Implementing DevOps can sound relatively simple. You just get the latest configuration management tool, implement the latest container orchestration or move to the cloud, right?
The truth is that a successful adoption means a series of intertwined changes, all of which are required.
10 or 15 years ago we would hear “agile doesn’t work” from lots of people. They had “used agile” on a project, and the project failed anyway. Most of the time a little investigation revealed that they didn’t really try it at all. Instead they worked much like they always had, just for two weeks at a time instead of several months.
The same thing is happening with people “doing DevOps”.
I strongly believe that the most important thing about a DevOps transition is the required changes in culture. But you can’t actually have self organized teams if you’re working on systems that are hard to build and deploy. You also can’t easily automate that build and deploy process if your architecture is hard to test.
In this talk I’ll point out several areas of focus when making the transition, and point out why it’s important that you change everything.
- Culture change - DevOps is about culture first and foremost. I’ll talk about some of the organizational structures which can help in creating a sharing culture where the teams and the technology can thrive.

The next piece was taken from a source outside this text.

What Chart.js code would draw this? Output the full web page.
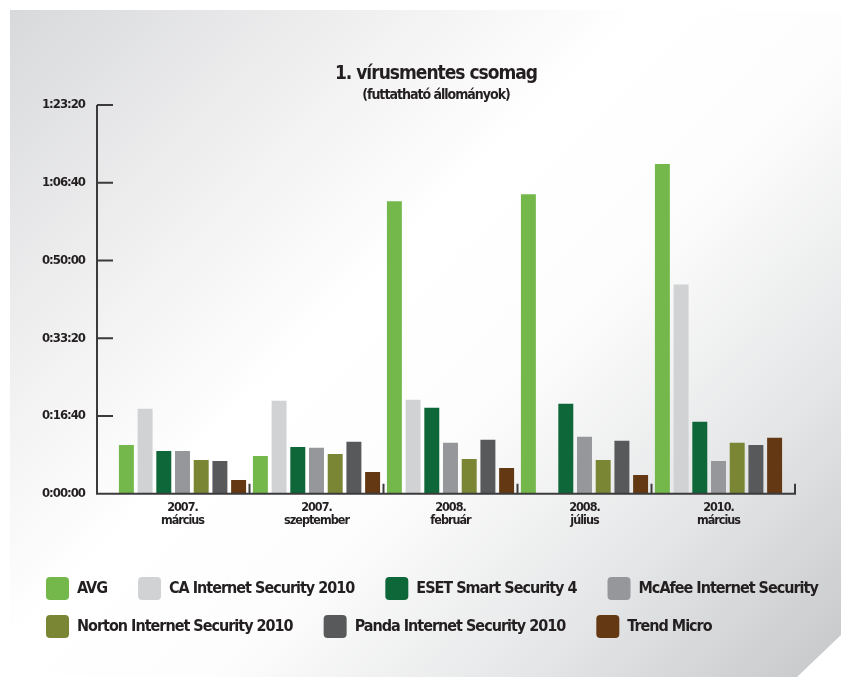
<!DOCTYPE html>
<html>
<head>
<meta charset="utf-8">
<script src="https://cdn.jsdelivr.net/npm/chart.js@4.4.1/dist/chart.umd.min.js"></script>
<style>
  html, body { margin: 0; padding: 0; background: #fff; overflow: hidden; }
  #wrap { position: relative; width: 841px; height: 677px; }
  #panel {
    position: absolute; left: 10px; top: 10px; width: 831px; height: 667px;
    background: linear-gradient(135deg, #d8d9db 0%, #eeeeef 22%, #ffffff 42%, #fdfdfd 58%, #e6e7e8 78%, #c6c7c9 100%);
    clip-path: polygon(0 0, 100% 0, 100% 625px, 787px 100%, 0 100%);
  }
  canvas { position: absolute; left: 0; top: 0; }
</style>
</head>
<body>
<div id="wrap">
  <div id="panel"></div>
  <canvas id="chart" width="841" height="677"></canvas>
</div>
<script>
// times in seconds
const categories = [['2007.', 'március'], ['2007.', 'szeptember'], ['2008.', 'február'], ['2008.', 'július'], ['2010.', 'március']];
const avg    = [628, 486, 3764, 3854, 4241];
const ca     = [1093, 1196, 1209, null, 2693];
const eset   = [551, 602, 1106, 1157, 925];
const mcafee = [551, 590, 654, 732, 422];
const norton = [435, 512, 448, 435, 654];
const panda  = [422, 667, 693, 680, 628];
const trend  = [177, 280, 332, 241, 719];
const yTicks = [0, 1000, 2000, 3000, 4000, 5000];

const FONT = "'DejaVu Sans Condensed', 'Liberation Sans Narrow', sans-serif";

function hms(s) {
  const h = Math.floor(s / 3600);
  const m = Math.floor((s % 3600) / 60);
  const sec = s % 60;
  return h + ':' + String(m).padStart(2, '0') + ':' + String(sec).padStart(2, '0');
}

// the print font is much narrower than anything installed, so tighten the letters
const tightText = {
  id: 'tightText',
  beforeUpdate(chart) { chart.ctx.letterSpacing = '-1px'; },
  beforeDraw(chart) { chart.ctx.letterSpacing = '-1px'; }
};

// axis lines drawn like the print version: y axis a bit left of the bars, ticks pointing inward
const axisPlugin = {
  id: 'printAxes',
  afterDatasetsDraw(chart) {
    const {ctx, chartArea, scales: {x, y}} = chart;
    const ax = chartArea.left - 18.5;
    const right = chartArea.right + 9.5;
    const base = y.getPixelForValue(0);
    ctx.save();
    ctx.strokeStyle = '#3b3b3b';
    ctx.lineWidth = 2;
    ctx.beginPath();
    ctx.moveTo(ax, y.getPixelForValue(5000));
    ctx.lineTo(ax, base);
    yTicks.forEach(v => {
      const py = y.getPixelForValue(v);
      ctx.moveTo(ax, py);
      ctx.lineTo(ax + 16, py);
    });
    ctx.moveTo(ax - 1, base);
    ctx.lineTo(right, base);
    for (let i = 0; i < categories.length - 1; i++) {
      const px = (x.getPixelForValue(i) + x.getPixelForValue(i + 1)) / 2;
      ctx.moveTo(px, base);
      ctx.lineTo(px, base - 10);
    }
    ctx.moveTo(right, base + 1);
    ctx.lineTo(right, base - 10);
    ctx.stroke();
    ctx.restore();
  }
};

const ds = (label, data, color) => ({ label, data, backgroundColor: color, borderWidth: 0 });

new Chart(document.getElementById('chart'), {
  type: 'bar',
  data: {
    labels: categories,
    datasets: [
      ds('AVG', avg, '#74b84b'),
      ds('CA Internet Security 2010', ca, '#d1d2d4'),
      ds('ESET Smart Security 4', eset, '#0e6739'),
      ds('McAfee Internet Security', mcafee, '#96979a'),
      ds('Norton Internet Security 2010', norton, '#7a8634'),
      ds('Panda Internet Security 2010', panda, '#58595b'),
      ds('Trend Micro', trend, '#633813')
    ]
  },
  options: {
    responsive: false,
    animation: false,
    categoryPercentage: 0.977,
    barPercentage: 0.8,
    layout: { padding: { left: 31, right: 0, top: 0, bottom: 29 } },
    scales: {
      x: {
        grid: { display: false, drawTicks: false },
        border: { display: false },
        ticks: { color: '#231f20', padding: 8, font: { family: FONT, size: 12.5, weight: 'bold', lineHeight: 1.04 } },
        afterFit: s => { s.height = 68.3; }
      },
      y: {
        min: 0, max: 5000,
        grid: { display: false, drawTicks: false },
        border: { display: false },
        ticks: {
          stepSize: 1000, padding: 30.5, color: '#231f20',
          font: { family: FONT, size: 13, weight: 'bold' },
          callback: v => hms(v)
        },
        afterFit: s => { s.width = 84.5; }
      },
      y2: {
        position: 'right',
        grid: { display: false, drawTicks: false },
        border: { display: false },
        ticks: { display: false },
        afterFit: s => { s.width = 55.5; }
      }
    },
    plugins: {
      title: {
        display: true,
        text: '1. vírusmentes csomag',
        color: '#231f20',
        font: { family: FONT, size: 19, weight: 'bold', lineHeight: 1.2 },
        padding: { top: 62.5, bottom: 0 }
      },
      subtitle: {
        display: true,
        text: '(futtatható állományok)',
        color: '#231f20',
        font: { family: FONT, size: 14, weight: 'bold', lineHeight: 1.2 },
        padding: { top: 2, bottom: 1 }
      },
      legend: {
        position: 'bottom',
        align: 'start',
        labels: {
          boxWidth: 23, boxHeight: 23, padding: 15,
          useBorderRadius: true, borderRadius: 4,
          color: '#231f20',
          font: { family: FONT, size: 16, weight: 'bold' },
          generateLabels(chart) {
            const items = Chart.defaults.plugins.legend.labels.generateLabels(chart);
            // extra room after items that are not last in their row
            items.forEach((it, i) => { if (i !== 3 && i !== 6) it.text += '    '; });
            return items;
          }
        }
      },
      tooltip: { enabled: false }
    }
  },
  plugins: [tightText, axisPlugin]
});
</script>
</body>
</html>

- Evolutionary architecture - Adopting a technical architecture which is more testable and changeable is key to the ability to move fast. Taking advantage of microservices and platforms (such as PaaS) can help with this.
- Continuous Delivery - Continuous Delivery is more than just automating deployment. Making sure your software is going through things like security, performance and compliance testing in addition to “standard” tests. I’ll show ways to make sure your deployments are not only fast, but safe.